There were several other small tweaks we made based on this first (and subsequent few) runs: switching to braided tubing on the hot end to ensure the tube didnt collapse, using marine heat shrink for the temperature sensor connection to the Ts as some of them were not water tight, and adding teflon tape to many of the threaded connections, just to name a few.

All of the prototyping was first done on a breadboard to validate functionality before being soldered onto a protoboard primarily to allow for more robust mounting. Once the design was hardware-complete, I decided to make a PCB to provide a better hardware experience, should this temperature controller be used in the future.

Methanol Detection

Much of the development of the methanol detection was handled by my other group members, but I did iterate on some of the work that they performed.

Our design uses a 3D printed p-trap to hold a consistent level of liquid against the capacitive and conductive sensors of an off-the-shelf MTCH9010 evaluation board. This board uses these sensors to acquire a digital value that correlates with the capacitance/conductance which can then be used to help discern between the different alchohols.

All of the p-traps printed for this project were printed in PETG using an FDM 3D printer and were either coated with parylene or sealed using methylene chloride to ensure they were watertight. In the end, we found that the parylene coating was the preferred option, as the methylene chloride treated p-traps did eventually leak due to the methanol deteriorating the PETG.

The first few iterations of this design were made by another team member, but eventually I did end up iterating on the design to make some major design changes.

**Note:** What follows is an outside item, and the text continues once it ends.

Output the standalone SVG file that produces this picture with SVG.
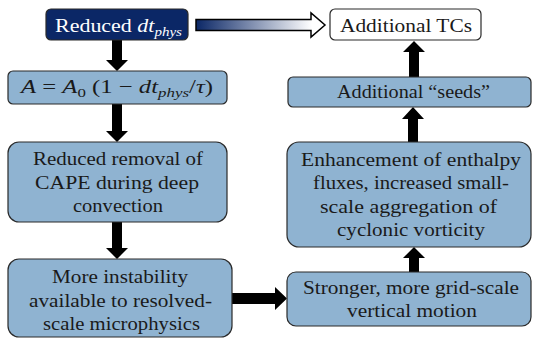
<svg xmlns="http://www.w3.org/2000/svg" width="533" height="340" viewBox="0 0 533 340">
<defs>
<style>
.box{fill:#8fb3d1;stroke:#2a2a2a;stroke-width:1.2}
.t{font-size:19px;fill:#1a1a1a}
.w{fill:#ffffff}
.i{font-style:italic}
.arr{fill:#000}
</style>
<linearGradient id="g" gradientUnits="userSpaceOnUse" x1="196" y1="0" x2="312" y2="0">
<stop offset="0" stop-color="#0b2766"/>
<stop offset="1" stop-color="#ffffff"/>
</linearGradient>
</defs>
<rect width="533" height="340" fill="#fff"/>
<g id="connectors">
<path d="M196,19.5 H311 V13 L325,25 L311,37 V30.5 H196 Z" fill="url(#g)" stroke="#000" stroke-width="1.5"/>
<polygon class="arr" points="112,40 122,40 122,60 128,60 117,71 106,60 112,60"/>
<polygon class="arr" points="112,104 122,104 122,131 128,131 117,142 106,131 112,131"/>
<polygon class="arr" points="112,222 122,222 122,248 128,248 117,259 106,248 112,248"/>
<polygon class="arr" points="232,293 275,293 275,287 287,298.5 275,310 275,304 232,304"/>
<polygon class="arr" points="409,272 419,272 419,258 425,258 414,247 403,258 409,258"/>
<polygon class="arr" points="408,142 418,142 418,119 424,119 413,107 402,119 408,119"/>
<polygon class="arr" points="409,77 419,77 419,52 425,52 414,41 403,52 409,52"/>
</g>
<g font-family="Liberation Serif, serif">
<g id="n-dt">
<rect x="46" y="9" width="142" height="31" rx="5" fill="#0b2766" stroke="#2a2a2a" stroke-width="1.2"/>
<text class="t w" x="55" y="32" textLength="127" lengthAdjust="spacingAndGlyphs">Reduced <tspan class="i">dt</tspan><tspan class="i" font-size="13" dy="4">phys</tspan></text>
</g>
<g id="n-tc">
<rect x="330" y="9" width="151" height="31" rx="5" fill="#fff" stroke="#2a2a2a" stroke-width="1.2"/>
<text class="t" x="340" y="32" textLength="132" lengthAdjust="spacingAndGlyphs">Additional TCs</text>
</g>
<g id="n-a">
<rect class="box" x="8" y="71" width="219" height="33" rx="5"/>
<text class="t" x="21" y="93" textLength="192" lengthAdjust="spacingAndGlyphs"><tspan class="i">A</tspan> = <tspan class="i">A</tspan><tspan font-size="13" dy="4">0</tspan><tspan dy="-4"> (1 − </tspan><tspan class="i">dt</tspan><tspan class="i" font-size="13" dy="4">phys</tspan><tspan dy="-4">/</tspan><tspan class="i">τ</tspan>)</text>
</g>
<g id="n-cape">
<rect class="box" x="8" y="142" width="219" height="80" rx="11"/>
<text class="t" x="33" y="165" textLength="170" lengthAdjust="spacingAndGlyphs">Reduced removal of</text>
<text class="t" x="35" y="189" textLength="164" lengthAdjust="spacingAndGlyphs">CAPE during deep</text>
<text class="t" x="73" y="212" textLength="90" lengthAdjust="spacingAndGlyphs">convection</text>
</g>
<g id="n-inst">
<rect class="box" x="8" y="259" width="224" height="78" rx="11"/>
<text class="t" x="52" y="283" textLength="136" lengthAdjust="spacingAndGlyphs">More instability</text>
<text class="t" x="29" y="307" textLength="183" lengthAdjust="spacingAndGlyphs">available to resolved-</text>
<text class="t" x="43" y="330" textLength="157" lengthAdjust="spacingAndGlyphs">scale microphysics</text>
</g>
<g id="n-motion">
<rect class="box" x="287" y="272" width="244" height="54" rx="9"/>
<text class="t" x="303" y="294" textLength="216" lengthAdjust="spacingAndGlyphs">Stronger, more grid-scale</text>
<text class="t" x="347" y="317" textLength="130" lengthAdjust="spacingAndGlyphs">vertical motion</text>
</g>
<g id="n-enth">
<rect class="box" x="287" y="142" width="244" height="105" rx="12"/>
<text class="t" x="301" y="166" textLength="220" lengthAdjust="spacingAndGlyphs">Enhancement of enthalpy</text>
<text class="t" x="313" y="189" textLength="196" lengthAdjust="spacingAndGlyphs">fluxes, increased small-</text>
<text class="t" x="320" y="213" textLength="177" lengthAdjust="spacingAndGlyphs">scale aggregation of</text>
<text class="t" x="337" y="236" textLength="148" lengthAdjust="spacingAndGlyphs">cyclonic vorticity</text>
</g>
<g id="n-seeds">
<rect class="box" x="288" y="77" width="243" height="30" rx="5"/>
<text class="t" x="337" y="98" textLength="153" lengthAdjust="spacingAndGlyphs">Additional “seeds”</text>
</g>
</g>
</svg>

Here you can see PT5, which was were the design ended up before I did anything to it, and was the first iteration of the p-trap that was actually used in a real run (all of the other iterations had necessary changes suggested by Dr. Foulds). This design had a couple major shortcomings that we found out from its run:

• The input tube being horizontal meant that the liquid in the input tube had to rise up significantly before reaching the level of the output
• There wasn’t a great fit on the slots for the sensors
• The output tube was a bit too small
• 3D printed barbed connections dont seal perfectly, even with teflon tape, so the input being under a small amount of pressure meant that it would leak throughout the whole run. Based on these findings, I iterated on the design, making PT6:

PT6 overhauled the design by switching to an internal channel style design. This design uses a channel that is printed inside of the print to bring the distillate down and under the sensors before rising up to the drain port. This allows the distillate to evenly contact the sensors once the liquid level is high enough before evenly draining out.

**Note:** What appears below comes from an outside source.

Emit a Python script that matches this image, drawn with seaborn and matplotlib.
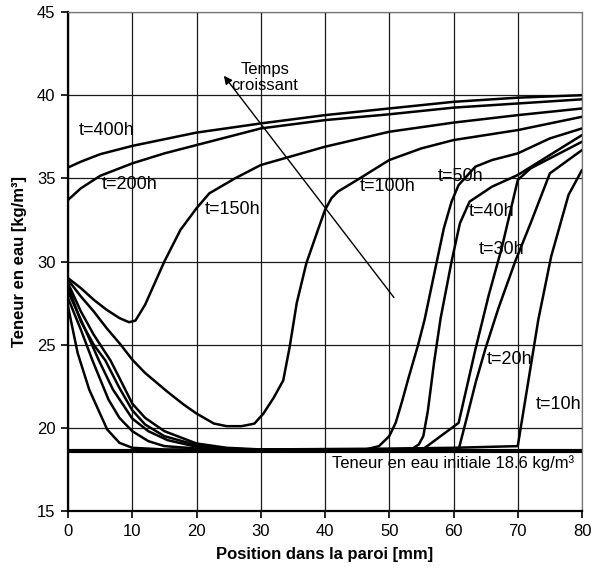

Additionally, the input tube was switched from a horizontal barb to a vertical hole with a slight taper at the top. This design allows for the input tube to simply have some tape wrapped around it before shoving it into the hole, where there is a friction fit. The vertical alignment ensures that there is minimal liquid inside the tube before it drains out. With some tweaking, a fit that does not require tape for sealing could likely be achieved as well.

Some small tweaks such as changing the drainage tube from 1/4" to 3/8", adding a mounting flange, optimizing the horizontal holes for 3D printing by making them “raindrop” shaped, and adding an arrow to indicate which side is the input were also made.